The Wall Street Journal might as well have entitled the article A Real Too Real. Okay, so they're aren't exactly sparkling vampires or boys who turn into werewolves out there but every YA book is working to address some real underlying issue. I've said it before and I'll say it again:
Yes, there is rape/cussing/sex/drugs/drinking/homosexuality/bullying/gossip/cutting/etc in YA fiction. Why? Because there is rape/cussing/sex/drugs/drinking/homosexuality/bullying/gossip/cutting/etc in real life. Just because it isn't something nice to talk about, just because it is dark, doesn't mean it doesn't exist. Let me make this crystal clear, just because you turn away from that animal dying slowly on the street doesn't mean it just disappears. This is the same with those issues. Just because we don't like that some kids are using cutting as an outlet for their emotions doesn't make the fact that they are doing it any less. In fact, speaking from experience, the WORST thing that you could do to me as a teen was tell me I was the only one doing it. At the core of my teenage existence was fitting in with a group of like-minded individuals.
THAT is what putting characters like Lia from Laurie Halse Anderson's Wintergirls who is anorexic and Alice from Elizabeth Scott's Living Dead Girl who was abducted by a sicko at 10 and Clara from Deb Caletti's Stay who suffered from an abusive boyfriend and Valarie from Jennifer Brown's Hate List who helped her boyfriend craft a hit list and also stopped him from killing one of the girls on it and Katniss from Suzanne Collins The Hunger Games Series who faced down a corrupt government and Nina from from Julia Karr's XVI who survived being objectified by men at the age of 16 because society says it's alright.
These extraordinary ladies and hundreds more just like them shine a light on these problems and help the readers find their way out of the darkness with their strength and will power and the truthfulness of their stories.

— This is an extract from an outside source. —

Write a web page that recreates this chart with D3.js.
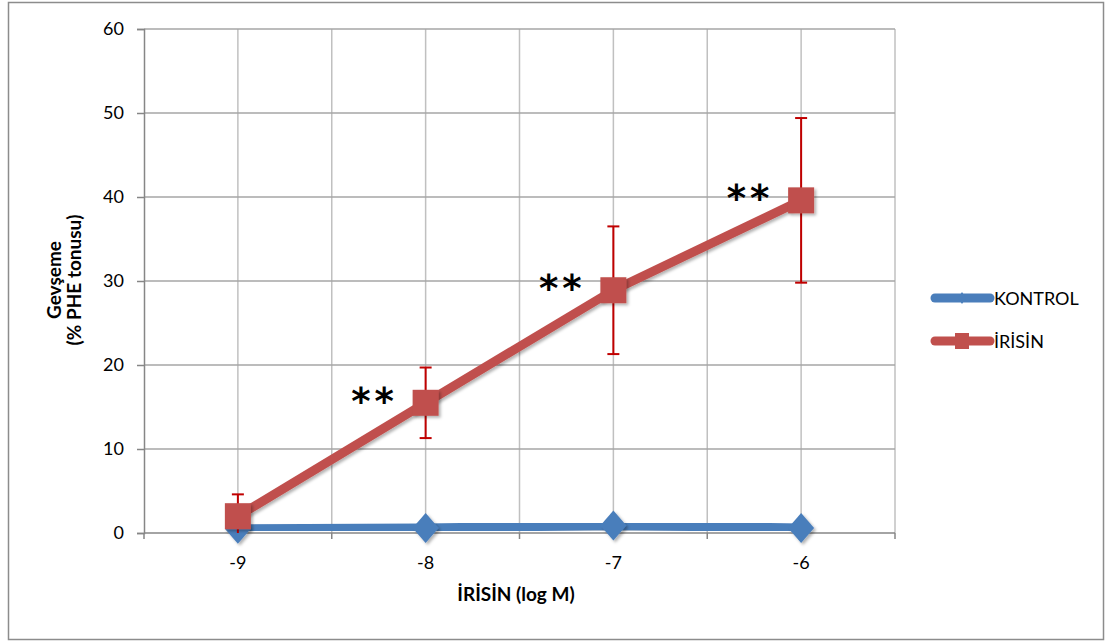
<!DOCTYPE html>
<html><head><meta charset="utf-8">
<script src="https://cdn.jsdelivr.net/npm/d3@7"></script>
<style>
html,body{margin:0;padding:0;background:#fff;}
svg{display:block;font-family:Lato,"Open Sans",sans-serif;}
</style></head>
<body>
<svg id="chart" width="1105" height="643"></svg>
<script>
const categories = ["-9", "-8", "-7", "-6"];
const kontrol = [0.5, 0.6, 0.9, 0.6];
const irisin = [2.0, 15.5, 28.9, 39.6];
const irisinErr = [2.6, 4.2, 7.6, 9.8];
const significance = ["", "**", "**", "**"];
const yTicks = [0, 10, 20, 30, 40, 50, 60];
const seriesNames = ["KONTROL", "İRİSİN"];

const svg = d3.select("#chart");
const L = 144, R = 895, T = 29, B = 533;
const blue = "#4A7EBB", red = "#C0504D", errRed = "#C00000";

const defs = svg.append("defs");
const f = defs.append("filter").attr("id","sh").attr("x","-50%").attr("y","-50%").attr("width","200%").attr("height","200%");
f.append("feDropShadow").attr("dx",2).attr("dy",2).attr("stdDeviation",1.5).attr("flood-color","#000").attr("flood-opacity",0.3);
defs.append("clipPath").attr("id","clip").append("rect").attr("x",L).attr("y",T-2).attr("width",R-L).attr("height",B-T+2);

// outer border
svg.append("rect").attr("x",8.5).attr("y",2.5).attr("width",1095).attr("height",637)
  .attr("fill","#fff").attr("stroke","#8c8c8c").attr("stroke-width",1.5);

const x = d3.scalePoint().domain(categories).range([L, R]).padding(0.5);
const step = x.step();
const y = d3.scaleLinear().domain([0, 60]).range([B, T]);

// gridlines
const gx = [];
categories.forEach((c,i)=>{ if(i===0) gx.push(x(c)-step/2); gx.push(x(c)); gx.push(x(c)+step/2); });
svg.append("g").selectAll("line.v").data(gx.filter(v=>v>L+1)).join("line")
  .attr("x1",d=>d).attr("x2",d=>d).attr("y1",T).attr("y2",B)
  .attr("stroke","#c0c0c0").attr("stroke-width",1.5);
svg.append("g").selectAll("line.h").data(yTicks.filter(v=>v>0)).join("line")
  .attr("x1",L).attr("x2",R).attr("y1",d=>y(d)).attr("y2",d=>y(d))
  .attr("stroke","#a6a6a6").attr("stroke-width",1.5);

// y axis
const yAxis = svg.append("g").attr("transform",`translate(${L},0)`)
  .call(d3.axisLeft(y).tickValues(yTicks).tickSize(7).tickPadding(13));
yAxis.select(".domain").attr("stroke","#868686").attr("stroke-width",1.5);
yAxis.selectAll(".tick line").attr("stroke","#868686").attr("stroke-width",1.5);
yAxis.selectAll("text").attr("font-size",18).attr("fill","#000").attr("font-family","Lato,sans-serif");

// x axis
const bx = [L];
categories.forEach(c=>bx.push(x(c)+step/2));
const xg = svg.append("g");
xg.append("line").attr("x1",L).attr("x2",R).attr("y1",B).attr("y2",B).attr("stroke","#868686").attr("stroke-width",1.5);
xg.selectAll("line.t").data(bx).join("line").attr("x1",d=>d).attr("x2",d=>d).attr("y1",B).attr("y2",B+6)
  .attr("stroke","#868686").attr("stroke-width",1.5);
xg.selectAll("text").data(categories).join("text").attr("x",d=>x(d)).attr("y",B+36)
  .attr("text-anchor","middle").attr("font-size",18).text(d=>d);

// axis titles
svg.append("text").attr("x",516).attr("y",601).attr("text-anchor","middle")
  .attr("font-size",19).attr("font-weight","bold").text("İRİSİN (log M)");
const yt = svg.append("text").attr("transform","translate(0,280) rotate(-90)")
  .attr("text-anchor","middle").attr("font-size",19).attr("font-weight","bold");
yt.append("tspan").attr("x",0).attr("y",61).text("Gevşeme");
yt.append("tspan").attr("x",0).attr("y",81).text("(% PHE tonusu)");

const line = d3.line().x((d,i)=>x(categories[i])).y(d=>y(d));
const plot = svg.append("g");

// KONTROL series
plot.append("path").datum(kontrol).attr("d",line).attr("fill","none")
  .attr("stroke",blue).attr("stroke-width",9).attr("stroke-linejoin","round").attr("filter","url(#sh)");
const diamond = "M0,-15L13,0L0,15L-13,0Z";
plot.selectAll("path.dk").data(kontrol).join("path").attr("class","dk")
  .attr("transform",(d,i)=>`translate(${x(categories[i])},${y(d)})`)
  .attr("d",diamond).attr("fill",blue).attr("filter","url(#sh)");

// İRİSİN error bars
const eb = plot.append("g").attr("clip-path","url(#clip)");
irisin.forEach((v,i)=>{
  const cx = x(categories[i]);
  const y1 = y(v+irisinErr[i]), y0 = y(v-irisinErr[i]);
  eb.append("line").attr("x1",cx).attr("x2",cx).attr("y1",y1).attr("y2",y0).attr("stroke",errRed).attr("stroke-width",2);
  [y1,y0].forEach(yy=>eb.append("line").attr("x1",cx-6).attr("x2",cx+6).attr("y1",yy).attr("y2",yy).attr("stroke",errRed).attr("stroke-width",2));
});

// İRİSİN series
plot.append("path").datum(irisin).attr("d",line).attr("fill","none")
  .attr("stroke",red).attr("stroke-width",9).attr("stroke-linejoin","round").attr("filter","url(#sh)");
plot.selectAll("rect.sq").data(irisin).join("rect").attr("class","sq")
  .attr("x",(d,i)=>x(categories[i])-13).attr("y",d=>y(d)-13).attr("width",26).attr("height",26)
  .attr("fill",red).attr("filter","url(#sh)");

// significance marks
svg.selectAll("text.sig").data(irisin).join("text").attr("class","sig")
  .attr("x",(d,i)=>x(categories[i])-51).attr("y",d=>y(d)+11)
  .attr("text-anchor","middle").attr("font-size",37).attr("font-weight","bold")
  .attr("font-family","DejaVu Sans,sans-serif")
  .attr("letter-spacing",4)
  .text((d,i)=>significance[i]);

// legend
const lg = svg.append("g");
[blue, red].forEach((c,i)=>{
  const ly = 298 + i*43;
  lg.append("line").attr("x1",935).attr("x2",990).attr("y1",ly).attr("y2",ly).attr("stroke",c).attr("stroke-width",9).attr("stroke-linecap","round");
  if(i===0) lg.append("path").attr("transform",`translate(962,${ly})`).attr("d","M0,-6L4,0L0,6L-4,0Z").attr("fill",c);
  else lg.append("rect").attr("x",955).attr("y",ly-8).attr("width",14).attr("height",16).attr("fill",c);
  lg.append("text").attr("x",994).attr("y",ly+7).attr("font-size",18).text(seriesNames[i]);
});
</script>
</body></html>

They allow teens and tweens and college kids and adults and everyone in between identify with them and realize they are not alone. And just having someone that understands, that found their way out of it can be enough.

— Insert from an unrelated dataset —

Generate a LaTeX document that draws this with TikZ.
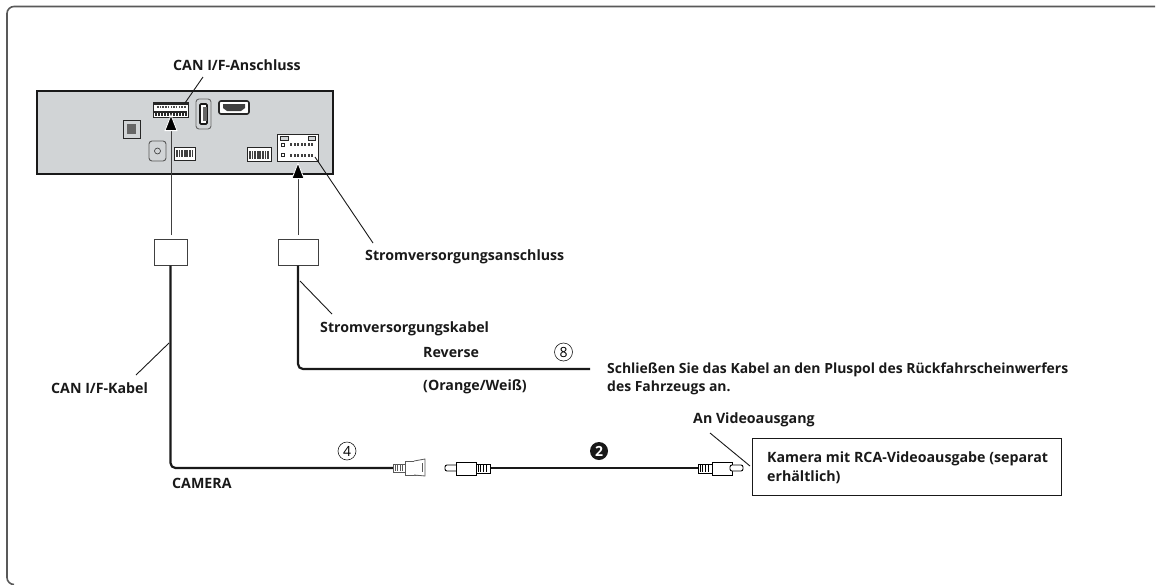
\documentclass[tikz,border=0pt]{standalone}
\usepackage{fontspec}
\setmainfont{Open Sans}
\usetikzlibrary{positioning, arrows.meta, calc}
\definecolor{panelgray}{rgb}{0.82,0.83,0.84}
\definecolor{plugline}{rgb}{0.35,0.35,0.35}
\tikzstyle{lbl}=[%
      font=\bfseries\fontsize{14.2}{19}\selectfont, inner sep=0pt, anchor=base west, text=black!90
]
\tikzstyle{hint}=[%
      lbl, font=\bfseries\fontsize{13.95}{19}\selectfont
]
\tikzstyle{cable}=[%
      draw=black!90, line width=2.2pt, rounded corners=5pt
]
\tikzstyle{leader}=[%
      draw=black!90, line width=0.9pt
]
\tikzstyle{port}=[%
      draw=black!85, fill=white, line width=0.9pt
]
\tikzstyle{clamp}=[%
      rectangle, draw=black!75, fill=white, line width=1pt, inner sep=0pt, minimum height=26pt
]
\tikzstyle{feed}=[%
      draw=black!75, line width=1pt, -{Triangle[length=17pt,width=13pt,color=white,fill=black,line width=0.8pt]}
]
\tikzstyle{ring}=[%
      circle, draw=black!90, line width=0.6pt, inner sep=0pt, minimum size=18pt,
      font=\fontsize{14}{14}\selectfont
]
\begin{document}
\begin{tikzpicture}[x=1pt, y=-1pt]
    \useasboundingbox (0,0) rectangle (1157,584);
    % only the top and left of the frame lie inside the page
    \draw[draw=black!65, line width=1.6pt, rounded corners=7pt] (1155,6.5) -- (7,6.5) -- (7,584.5) -- (14,584.5);

    % head unit
    \draw[draw=black!90, fill=panelgray, line width=1.1pt] (37,91) rectangle (333,174);
    \draw[port] (153,102) rectangle (188,117);
    \fill[black!85] (153,102) rectangle (188,104.5);
    \foreach \i in {0,...,10} \fill[black!70] (157+2.7*\i,106) rectangle +(1.5,2);
    \fill[black!85] (154,110.5) rectangle (187,113);
    \foreach \i in {0,...,10} \fill[black!85] (155+3*\i,113) rectangle +(1.8,3);
    \draw[draw=black!60, fill=panelgray, line width=0.9pt, rounded corners=3pt] (196,99) rectangle (211,129);
    \draw[draw=black!90, fill=white, line width=1.6pt, rounded corners=1pt] (200,104) rectangle (207,124);
    \fill[black!60] (203,107) rectangle (207,121);
    \draw[port, rounded corners=2pt, line width=1.6pt] (219,101) rectangle (249,114);
    \fill[black!75] (223,104) -- (245,104) -- (245,108) -- (241,111) -- (227,111) -- (223,108) -- cycle;
    \draw[port, fill=panelgray] (123,120) rectangle (140,138);
    \fill[black!60] (127,124) rectangle (136,134);
    \draw[draw=black!65, fill=panelgray, line width=0.9pt, rounded corners=3pt] (149,141) rectangle (166,161);
    \draw[black!80, line width=0.6pt] (157.5,151) circle (3);
    \draw[port] (174,147) rectangle (195,160);
    \foreach \i in {0,...,6} \fill[black!75] (176+2.6*\i,150) rectangle +(1.7,7);
    \draw[port] (247,147) rectangle (271,161);
    \foreach \i in {0,...,7} \fill[black!75] (249+2.6*\i,151) rectangle +(1.7,8);
    \draw[port] (277,134) rectangle (318,161);
    \draw[port, fill=panelgray] (280,136) rectangle (288,140);
    \draw[port, fill=panelgray] (308,136) rectangle (315,140);
    \foreach \i in {0,...,6} {
      \fill[black!75] (290+3.5*\i,143) rectangle +(2.2,2.5);
      \fill[black!75] (290+3.5*\i,154) rectangle +(2.2,2.5);
    }
    \draw[port, line width=0.5pt] (281,143) rectangle +(3,3);
    \draw[port, line width=0.5pt] (281,153) rectangle +(3,3);

    % clamps
    \node[clamp, minimum width=33pt] (canbox) at (170.5,252) {};
    \node[clamp, minimum width=40pt] (powerbox) at (298,252) {};
    \coordinate (cantip) at (171,114);
    \coordinate (powertip) at (298,162);
    \coordinate (canfoot) at (171,235);
    \coordinate (powerfoot) at (298,235);
    \draw[feed] (canfoot) -- (cantip);
    \draw[feed] (powerfoot) -- (powertip);

    % cables
    \coordinate (powerend) at (590,369);
    \coordinate (camfree) at (393,468);
    \coordinate (videostart) at (490,468);
    \coordinate (videoend) at (698,468);
    \draw[cable] (powerbox.south) -- (powerbox.south |- powerend) -- (powerend);
    \draw[cable] (canbox.south) -- (canbox.south |- camfree) -- (camfree);
    \draw[cable] (videostart) -- (videoend);

    % plugs
    \draw[draw=plugline, fill=white, line width=0.8pt] (393,464) rectangle (405,472);
    \foreach \i in {0,...,3} \draw[plugline, line width=0.6pt] (395+2.5*\i,465) -- +(0,6);
    \draw[draw=plugline, fill=white, line width=0.8pt] (405,461) rectangle (421,475);
    \draw[draw=plugline, fill=white, line width=0.8pt] (414,461) -- (425,459) -- (425,476) -- (414,475);
    \draw[draw=plugline, line width=0.8pt] (422,463) -- (422,472);
    \draw[draw=black, fill=white, line width=0.9pt, rounded corners=2pt] (445,465) rectangle (458,471);
    \draw[draw=black, fill=white, line width=0.9pt] (456,462) rectangle (476,475);
    \draw[draw=black, fill=white, line width=0.8pt] (476,464) rectangle (490,473);
    \foreach \i in {0,...,3} \draw[black, line width=0.6pt] (478+2.7*\i,465) -- +(0,7);
    \draw[draw=black, fill=white, line width=0.8pt] (698,464) rectangle (712,473);
    \foreach \i in {0,...,3} \draw[black, line width=0.6pt] (700+2.7*\i,465) -- +(0,7);
    \draw[draw=black, fill=white, line width=0.9pt] (712,462) rectangle (732,475);
    \draw[draw=black, fill=white, line width=0.9pt, rounded corners=2pt] (730,465) rectangle (743,471);

    % labels
    \node[lbl] (canport) at (173,70) {CAN I/F-Anschluss};
    \node[lbl] (powerport) at (365,260) {Stromversorgungsanschluss};
    \node[lbl] (powercable) at (320,332) {Stromversorgungskabel};
    \node[lbl] (reverse) at (423,357) {Reverse};
    \node[lbl] (orange) at (423,390) {(Orange/Weiß)};
    \node[hint] (hintone) at (607,373) {Schließen Sie das Kabel an den Pluspol des Rückfahrscheinwerfers};
    \node[hint] (hinttwo) at (607,391) {des Fahrzeugs an.};
    \node[lbl] (cancable) at (51,393) {CAN I/F-Kabel};
    \node[lbl] (camera) at (172,488) {CAMERA};
    \node[lbl] (videoout) at (693,423) {An Videoausgang};
    \node[draw=black!90, fill=white, line width=1pt, minimum width=309pt, minimum height=57pt, inner sep=0pt] (cambox) at (906.5,466.5) {};
    \node[lbl] (camone) at (767,462) {Kamera mit RCA-Videoausgabe (separat};
    \node[lbl] (camtwo) at (767,481) {erhältlich)};
    \node[ring] (four) at (347,451) {4};
    \node[ring] (eight) at (563.5,352) {8};
    \node[circle, fill=black!90, text=white, inner sep=0pt, minimum size=18pt, font=\bfseries\fontsize{14}{14}\selectfont] (two) at (599,451) {2};

    % leaders
    \coordinate (canportpin) at (185,103);
    \coordinate (powerportpin) at (315,157);
    \draw[leader] (canportpin) -- (203,77);
    \draw[leader] (powerportpin) -- (373,243);
    \draw[leader] (300,281) -- (332,314);
    \draw[leader] (169,343) -- (136,375);
    \draw[leader] (710,433) -- (750,466);
\end{tikzpicture}
\end{document}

Are there things in YA fiction that might not be appropriate for everyone? Maybe, but that's up for the parent to decide. Are there issues like rape/cussing/sex/drugs/drinking/homosexuality/bullying/gossip/cutting/etc? Absolutely, because they exist. If parents would spend less time trying to brush the nastiness of life under the rug and more time reading and discussing with their children, there wouldn't BE this problem. And I know there are plenty of parents out there that do this. For those of you that are actively living like that everyday, I commend you. That is the youth I want growing up to inherit this world. Because I promise you, all of these things are happening around the world today in our middle schools. Definitely not to every child, but to most and the difference between them is that those who have read about it and talked it over will be prepared for the right kind of response.
Reality is just that, it's real. Fiction strives for truth. The truth can only come out of the real, the flesh, the experiences and if it doesn't, then it's not the kind of stuff we should be reading.
Every time I pick up a YA book, I fall in love all over again.
And that my friends, is why YA saves.